Puis il remonte sur scène où il invite avec des gestes les spectateurs des premiers rangs à le rejoindre, à monter sur son bateau ivre. Dix,vingt, cent personnes finissent autour de lui dans une sorte de happening improvisé. Une fille agenouillée devant lui le dévore des yeux. Il lui dépose un baiser sur les lèvres sous les vivas de la foule puis la sérénade en se déhanchant devant elle. Il la fixe et reprend le morceaux en s’adressant a elle “here comes the devil she’s got a pitchfork in her hand”. Il se saisit ensuite de la main de la jeune fille, la foule crie. Quand il remarque qu’elle tient son téléphone dans l’autre main, il lui susurre alors, “here comes the devil, she’s got a fucking iPhone in her hand”, le public jubile. Le rythme reprend, on tape tous dans nos mains, en cadence, bercés par le blues de “Stagger Lee”.

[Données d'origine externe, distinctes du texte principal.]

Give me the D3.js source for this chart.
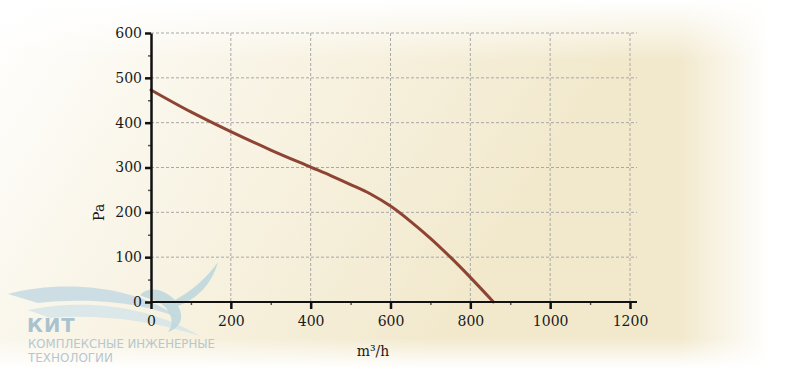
<!DOCTYPE html>
<html>
<head>
<meta charset="utf-8">
<script src="https://cdn.jsdelivr.net/npm/d3@7"></script>
<style>
  body { margin: 0; background: #fff; }
  svg { display: block; }
  .axe path, .axe line { stroke: #111; }
  .axe text { font-family: "DejaVu Serif", serif; font-size: 14px; fill: #1a1a1a; }
</style>
</head>
<body>
<svg class="courbe" width="800" height="375"></svg>
<script>

// débit (m3/h) et pression (Pa)
const debit    = [0, 100, 200, 300, 400, 450, 500, 550, 600, 650, 700, 750, 800, 858];
const pression = [473, 424, 380, 339, 301, 282, 262, 241, 214, 180, 142, 100, 55, 0];

const ticksX = [0, 200, 400, 600, 800, 1000, 1200];
const ticksY = [0, 100, 200, 300, 400, 500, 600];
const mineursX = [100, 300, 500, 700, 900, 1100];
const mineursY = [50, 150, 250, 350, 450, 550];

const titreX = "m³/h";
const titreY = "Pa";

let svg = d3.select(".courbe");

//Fond dégradé
let defs = svg.append("defs");

let gradFond = defs.append("linearGradient")
    .attr("id", "fond").attr("x1", 0).attr("x2", 1).attr("y1", 0).attr("y2", 0.3);
gradFond.append("stop").attr("offset", "0%").attr("stop-color", "#ffffff");
gradFond.append("stop").attr("offset", "30%").attr("stop-color", "#f9f5e8");
gradFond.append("stop").attr("offset", "75%").attr("stop-color", "#f2e9cd");
gradFond.append("stop").attr("offset", "100%").attr("stop-color", "#f2e9cd");

let gradDroite = defs.append("linearGradient")
    .attr("id", "fadeDroite").attr("x1", 0).attr("x2", 1).attr("y1", 0).attr("y2", 0);
gradDroite.append("stop").attr("offset", "0%").attr("stop-color", "#fff").attr("stop-opacity", 0);
gradDroite.append("stop").attr("offset", "100%").attr("stop-color", "#fff").attr("stop-opacity", 1);

let gradBas = defs.append("linearGradient")
    .attr("id", "fadeBas").attr("x1", 0).attr("x2", 0).attr("y1", 0).attr("y2", 1);
gradBas.append("stop").attr("offset", "0%").attr("stop-color", "#fff").attr("stop-opacity", 0);
gradBas.append("stop").attr("offset", "100%").attr("stop-color", "#fff").attr("stop-opacity", 1);

let gradHaut = defs.append("linearGradient")
    .attr("id", "fadeHaut").attr("x1", 0).attr("x2", 0).attr("y1", 0).attr("y2", 1);
gradHaut.append("stop").attr("offset", "0%").attr("stop-color", "#fff").attr("stop-opacity", 1);
gradHaut.append("stop").attr("offset", "100%").attr("stop-color", "#fff").attr("stop-opacity", 0);

svg.append("rect").attr("width", 800).attr("height", 375).attr("fill", "url(#fond)");
svg.append("rect").attr("x", 0).attr("y", 0).attr("width", 800).attr("height", 60).attr("fill", "url(#fadeHaut)");
svg.append("rect").attr("x", 680).attr("y", 0).attr("width", 90).attr("height", 375).attr("fill", "url(#fadeDroite)");
svg.append("rect").attr("x", 770).attr("y", 0).attr("width", 30).attr("height", 375).attr("fill", "#fff");
svg.append("rect").attr("x", 0).attr("y", 338).attr("width", 800).attr("height", 30).attr("fill", "url(#fadeBas)");
svg.append("rect").attr("x", 0).attr("y", 368).attr("width", 800).attr("height", 7).attr("fill", "#fff");

//Logo en filigrane
let logo = svg.append("g").attr("class", "logo");
logo.append("path")
  .attr("d", "M8,294 C60,280 135,284 182,320 C150,303 90,297 38,303 Z")
  .attr("fill", "#c6dbe3").attr("opacity", 0.9);
logo.append("path")
  .attr("d", "M28,310 C85,298 150,306 200,336 C150,319 92,314 50,318 Z")
  .attr("fill", "#d3e4e8").attr("opacity", 0.8);
logo.append("path")
  .attr("d", "M140,295 C150,285 165,290 175,300 C190,292 205,280 218,262 C212,285 195,300 178,306 C185,318 180,328 168,332 C176,322 170,308 158,302 C150,298 145,298 140,295 Z")
  .attr("fill", "#bcd6dc").attr("opacity", 0.85);
logo.append("text")
  .attr("x", 27).attr("y", 332)
  .style("font-family", "'DejaVu Sans', sans-serif")
  .style("font-weight", "bold").style("font-size", "19.5px")
  .style("letter-spacing", "1px")
  .style("fill", "#a9c2cf")
  .text("КИТ");

logo.append("text")
  .attr("x", 28).attr("y", 348)
  .attr("textLength", 187).attr("lengthAdjust", "spacingAndGlyphs")
  .style("font-family", "'DejaVu Sans', sans-serif")
  .style("font-size", "11.5px").style("fill", "#b7c7ce")
  .text("КОМПЛЕКСНЫЕ ИНЖЕНЕРНЫЕ");
logo.append("text")
  .attr("x", 28).attr("y", 362)
  .attr("textLength", 85).attr("lengthAdjust", "spacingAndGlyphs")
  .style("font-family", "'DejaVu Sans', sans-serif")
  .style("font-size", "11.5px").style("fill", "#b7c7ce")
  .text("ТЕХНОЛОГИИ");

//Échelles
let x = d3.scaleLinear().domain([0, 1200]).range([151, 630]);
let y = d3.scaleLinear().domain([0, 600]).range([302, 33]);

//Grille
let grille = svg.append("g").attr("class", "grille")
  .style("stroke", "#a8a8a8").style("stroke-width", 1).style("stroke-dasharray", "3,2");

grille.selectAll("line.v")
  .data(ticksX.filter(d => d > 0))
  .enter().append("line")
  .attr("class", "v")
  .attr("x1", d => x(d)).attr("x2", d => x(d))
  .attr("y1", y(600)).attr("y2", y(0));

grille.selectAll("line.h")
  .data(ticksY.filter(d => d > 0))
  .enter().append("line")
  .attr("class", "h")
  .attr("x1", x(0)).attr("x2", 637)
  .attr("y1", d => y(d)).attr("y2", d => y(d));

//Courbe
let ligne = d3.line()
  .x((d, i) => x(debit[i]))
  .y(d => y(d))
  .curve(d3.curveCatmullRom.alpha(0.5));

svg.append("path")
  .datum(pression)
  .attr("d", ligne)
  .attr("fill", "none")
  .attr("stroke", "#8e4433")
  .attr("stroke-width", 3)
  .attr("stroke-linecap", "round");

//Axes
svg.append("g").attr("class", "axe")
  .attr("transform", `translate(0,${y(0)})`)
  .call(d3.axisBottom(x).tickValues(mineursX).tickSize(3).tickFormat(""))
  .call(g => g.select(".domain").remove())
  .selectAll("line").style("stroke", "#555").style("stroke-width", 1.5);

svg.append("g").attr("class", "axe")
  .attr("transform", `translate(${x(0)},0)`)
  .call(d3.axisLeft(y).tickValues(mineursY).tickSize(3).tickFormat(""))
  .call(g => g.select(".domain").remove())
  .selectAll("line").style("stroke", "#555").style("stroke-width", 1.5);

let axeX = svg.append("g").attr("class", "axe")
  .attr("transform", `translate(0,${y(0)})`)
  .call(d3.axisBottom(x).tickValues(ticksX).tickFormat(d3.format("d"))
        .tickSize(7).tickSizeOuter(0).tickPadding(7));
axeX.select(".domain").attr("d", `M${x(0)},0H637`).style("stroke-width", 2);
axeX.selectAll(".tick line").style("stroke-width", 2.5);

let axeY = svg.append("g").attr("class", "axe")
  .attr("transform", `translate(${x(0)},0)`)
  .call(d3.axisLeft(y).tickValues(ticksY).tickFormat(d3.format("d"))
        .tickSize(6).tickSizeOuter(0).tickPadding(3));
axeY.select(".domain").style("stroke-width", 2.5);
axeY.selectAll(".tick line").style("stroke-width", 2.5);

//Titres des axes
svg.append("text")
  .attr("x", 373).attr("y", 356)
  .attr("text-anchor", "middle")
  .style("font-family", "'DejaVu Serif', serif")
  .style("font-size", "14px")
  .style("fill", "#1a1a1a")
  .text(titreX);

svg.append("text")
  .attr("transform", `translate(104,${y(200)}) rotate(-90)`)
  .attr("text-anchor", "middle")
  .style("font-family", "'DejaVu Serif', serif")
  .style("font-size", "14px")
  .style("fill", "#1a1a1a")
  .text(titreY);

</script>
</body>
</html>
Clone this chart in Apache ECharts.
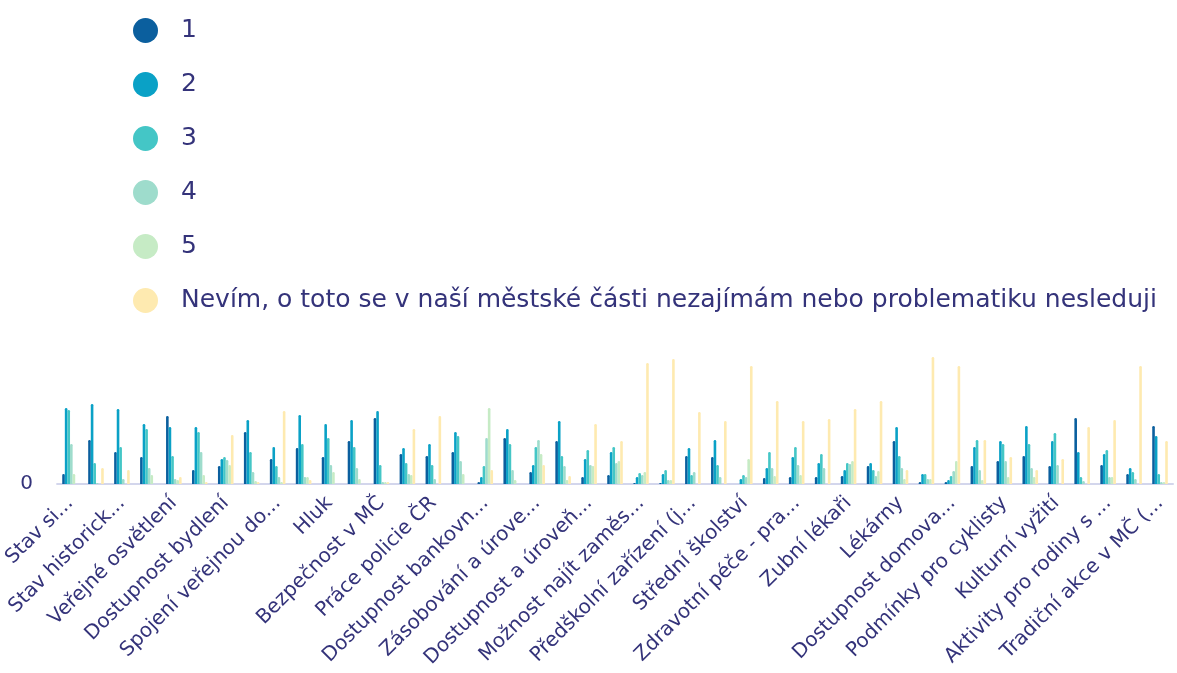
<!DOCTYPE html>
<html>
<head>
<meta charset="utf-8">
<script src="https://cdn.jsdelivr.net/npm/echarts@6/dist/echarts.min.js"></script>
<style>
  html, body { margin: 0; padding: 0; background: #fff; }
  #chart { width: 1177px; height: 673px; }
</style>
</head>
<body>
<div id="chart"></div>
<script>
// kategorie (popisky se zobrazují jen u každé druhé)
const categories = [
    'Stav si...', 'Stav ko...', 'Stav historick...', 'Čistota veřejných...',
    'Veřejné osvětlení', 'Údržba zeleně', 'Dostupnost bydlení', 'Dopravní situace',
    'Spojení veřejnou do...', 'Parkování', 'Hluk', 'Kvalita ovzduší',
    'Bezpečnost v MČ', 'Vandalismus', 'Práce policie ČR', 'Práce městské policie',
    'Dostupnost bankovn...', 'Dostupnost pošty', 'Zásobování a úrove...', 'Dostupnost služeb',
    'Dostupnost a úroveň...', 'Pracovní příležitosti', 'Možnost najít zaměs...', 'Základní školství',
    'Předškolní zařízení (j...', 'Mateřské školy', 'Střední školství', 'Zdravotní péče - spec...',
    'Zdravotní péče - pra...', 'Zdravotní péče - děti', 'Zubní lékaři', 'Sociální služby',
    'Lékárny', 'Péče o seniory', 'Dostupnost domova...', 'Cyklostezky',
    'Podmínky pro cyklisty', 'Sportovní vyžití', 'Kulturní vyžití', 'Aktivity pro seniory',
    'Aktivity pro rodiny s ...', 'Komunitní život', 'Tradiční akce v MČ (...'
];

const seriesNames = ['1', '2', '3', '4', '5', 'Nevím, o toto se v naší městské části nezajímám nebo problematiku nesleduji'];

const values1 = [10, 44, 32, 27, 68, 14, 18, 52, 25, 36, 27, 43, 66, 30, 28, 32, 2, 46, 12, 43, 7, 9, 1, 1, 28, 27, 0, 6, 7, 7, 8, 18, 43, 2, 2, 18, 23, 28, 18, 66, 19, 10, 58];
const values2 = [76, 80, 75, 60, 57, 57, 25, 64, 37, 69, 60, 64, 73, 36, 40, 52, 7, 55, 19, 63, 25, 32, 7, 10, 36, 44, 5, 16, 27, 21, 14, 21, 57, 10, 4, 37, 43, 58, 43, 32, 30, 16, 48];
const values3 = [74, 21, 37, 55, 28, 52, 27, 32, 18, 40, 46, 37, 19, 21, 19, 48, 18, 40, 37, 28, 34, 37, 11, 14, 9, 19, 9, 32, 37, 30, 21, 14, 28, 10, 8, 44, 40, 40, 51, 7, 34, 12, 10];
const values4 = [40, 1, 5, 16, 5, 32, 24, 12, 7, 7, 19, 16, 2, 10, 5, 23, 46, 14, 44, 18, 19, 21, 9, 4, 12, 7, 7, 16, 19, 16, 20, 8, 16, 5, 13, 14, 23, 16, 19, 3, 7, 5, 2];
const values5 = [10, 0, 0, 9, 4, 9, 19, 3, 2, 7, 12, 5, 2, 9, 0, 10, 76, 4, 30, 4, 18, 23, 12, 4, 0, 0, 25, 8, 9, 0, 23, 13, 5, 5, 23, 4, 7, 7, 0, 0, 7, 0, 2];
const values6 = [0, 16, 14, 0, 7, 2, 49, 2, 73, 4, 0, 0, 2, 55, 68, 0, 14, 0, 19, 8, 60, 43, 121, 125, 72, 63, 118, 83, 63, 65, 75, 83, 14, 127, 118, 44, 27, 14, 25, 57, 64, 118, 43];

const colors = ['#0b5f9e', '#0aa1c6', '#44c6c6', '#9edccc', '#c6ebc5', '#feeab0'];
const allValues = [values1, values2, values3, values4, values5, values6];

const textColor = '#34337a';
const fontFamily = 'DejaVu Sans';

const chart = echarts.init(document.getElementById('chart'));

const option = {
    color: colors,
    animation: false,
    legend: {
        orient: 'vertical',
        left: 128,
        top: 13,
        icon: 'circle',
        itemWidth: 25,
        itemHeight: 25,
        itemGap: 29,
        textStyle: {
            color: textColor,
            fontFamily: fontFamily,
            fontSize: 25,
            padding: [0, 0, 0, 18]
        },
        data: seriesNames
    },
    grid: {
        left: 57,
        right: 4,
        top: 354,
        bottom: 189,
        containLabel: false
    },
    xAxis: {
        type: 'category',
        data: categories,
        axisLine: {
            lineStyle: { color: '#d3d6ec', width: 2 }
        },
        axisTick: { show: false },
        axisLabel: {
            interval: 1,
            rotate: 45,
            margin: 16,
            color: textColor,
            fontFamily: fontFamily,
            fontSize: 20
        }
    },
    yAxis: {
        type: 'value',
        min: 0,
        max: 130,
        interval: 130,
        splitLine: { show: false },
        axisLine: { show: false },
        axisTick: { show: false },
        axisLabel: {
            margin: 24,
            color: textColor,
            fontFamily: fontFamily,
            fontSize: 20,
            formatter: function (v) { return v === 0 ? '0' : ''; }
        }
    },
    series: seriesNames.map(function (name, i) {
        return {
            name: name,
            type: 'bar',
            data: allValues[i],
            barGap: '0%',
            barCategoryGap: '40%',
            itemStyle: { borderRadius: [2, 2, 0, 0] }
        };
    })
};

chart.setOption(option);
</script>
</body>
</html>
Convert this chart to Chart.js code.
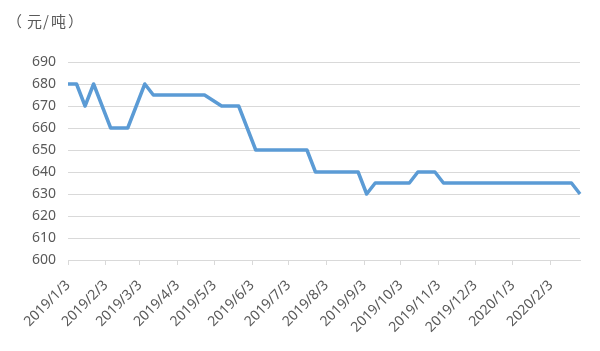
<!DOCTYPE html>
<html>
<head>
<meta charset="utf-8">
<script src="https://cdn.jsdelivr.net/npm/chart.js@4/dist/chart.umd.min.js"></script>
<style>
html,body{margin:0;padding:0;background:#fff;}
#wrap{width:600px;height:351px;position:relative;}
</style>
</head>
<body>
<div id="wrap"><canvas id="c" width="600" height="351"></canvas></div>
<script>
const unitLabel = '（元/吨）';
const dates = ['2019/1/3','2019/1/10','2019/1/17','2019/1/24','2019/2/7','2019/2/21','2019/3/7','2019/3/14',
  '2019/4/25','2019/5/9','2019/5/23','2019/6/6','2019/7/18','2019/7/25','2019/8/29','2019/9/5','2019/9/12',
  '2019/10/10','2019/10/17','2019/10/31','2019/11/7','2020/2/20','2020/2/27'];
const prices = [680,680,670,680,660,660,680,675,675,670,670,650,650,640,640,630,635,635,640,640,635,635,630];
const tickLabels = ['2019/1/3','2019/2/3','2019/3/3','2019/4/3','2019/5/3','2019/6/3','2019/7/3','2019/8/3',
  '2019/9/3','2019/10/3','2019/11/3','2019/12/3','2020/1/3','2020/2/3'];
const yTicks = [600,610,620,630,640,650,660,670,680,690];

function dayNum(s){const p=s.split('/').map(Number);return Math.round((Date.UTC(p[0],p[1]-1,p[2])-Date.UTC(2019,0,3))/86400000);}
const points = dates.map((d,i)=>({x:dayNum(d),y:prices[i]}));
const tickDays = tickLabels.map(dayNum);

const txt = '#595959';
const unitPlugin = {
  id:'unit',
  afterDraw(chart){
    const ctx=chart.ctx;ctx.save();
    ctx.font='15px "Noto Sans CJK SC"';ctx.fillStyle=txt;ctx.textBaseline='middle';ctx.textAlign='left';
    const chars=Array.from(unitLabel);
    const xs=[7,27,43,51,68];
    chars.forEach((ch,i)=>ctx.fillText(ch,xs[i],21));
    ctx.restore();
  }
};

new Chart(document.getElementById('c'),{
  type:'line',
  data:{datasets:[{data:points,borderColor:'#5B9BD5',borderWidth:3.5,pointRadius:0,tension:0,
    borderJoinStyle:'round',borderCapStyle:'butt',clip:false}]},
  options:{
    responsive:false,animation:false,
    layout:{padding:{left:0,right:20,top:62,bottom:0}},
    plugins:{legend:{display:false},tooltip:{enabled:false}},
    scales:{
      x:{type:'linear',min:0,max:dayNum(dates[dates.length-1]),
        afterBuildTicks(scale){scale.ticks=tickDays.map(v=>({value:v}));},
        afterFit(scale){scale.height=91;},
        grid:{drawOnChartArea:false,drawTicks:true,tickLength:5,color:'#d9d9d9'},
        border:{display:true,color:'#d9d9d9',width:1},
        ticks:{autoSkip:false,minRotation:45,maxRotation:45,color:txt,padding:12,
          font:{family:'"Noto Sans"',size:14},
          callback(v,i){return tickLabels[i];}}
      },
      y:{min:600,max:690,
        afterBuildTicks(scale){scale.ticks=yTicks.map(v=>({value:v}));},
        afterFit(scale){scale.width=68;},
        grid:{color:'#d9d9d9',drawTicks:false,lineWidth:1},
        border:{display:false},
        ticks:{color:txt,padding:12,font:{family:'"Noto Sans"',size:14}}
      }
    }
  },
  plugins:[unitPlugin]
});
</script>
</body>
</html>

La tension monte, palpable. Roulement de caisse claire et puis le band explose dans une explosion de larsen, une cascade de sons cacophoniques libératoires. C’est l’avalanche finale. Les démons sont expiés. On est fini, exténué, bluffé, éberlué par ce qu’il vient de se passer. Nick Cave nous remercie au milieu de la scène, maintenant envahie par des centaines de spectateurs . “Push the Sky Away” termine le concert en beauté, on est tous émus, en train de lever nos bras vers le ciel. Nick Cave nous remercie une nouvelle fois puis quitte la scène. Les Bad Seeds poursuivent le morceaux, et le public continue de chanter “you got to push, push the sky away”.
On ne veut pas que cela s’arrête. On chante jusqu’à la dernière note. Quand les lumières se rallument après les dernières acclamations, c’est le silence. On se regarde les uns et les les autres en se demandant si tout cela était réel. On se sent comme les derniers rescapés d’un désastre nucléaire, où l’humanité aurait été effacée de la Terre. Une Terre où il ne resterait que nous. Nous et les Bad Seeds. En sortant, on se regarde avec la complicité de compagnons qui ont vécu un événement exceptionnel. On pourra dire à jamais : Nick Cave au Greek Theatre, j’y étais.
Je ne sais pas quels sont vos plans la semaine prochaine, mais Nick Cave et les Bad Seeds seront à Paris au Zénith pour deux concerts les 3 et 4 octobre. Oui je sais, c’est complet, mais démerdez vous, achetez, volez, braquez, suppliez, implorez, priez, dévalisez, mais procurez vous des billets car, même si elle est infime, une chance existe que votre vie se trouve à jamais bouleversée comme cela a été le cas pour moi, il y a trois ans. Montez sur le bateaux avec les dernier rescapés. Vous sortirez du concert heureux ou tristes, votre vie sera peut-être identique, mais vous aurez repris quelque chose qui se fait rare par les temps qui court : un peu d’espoir.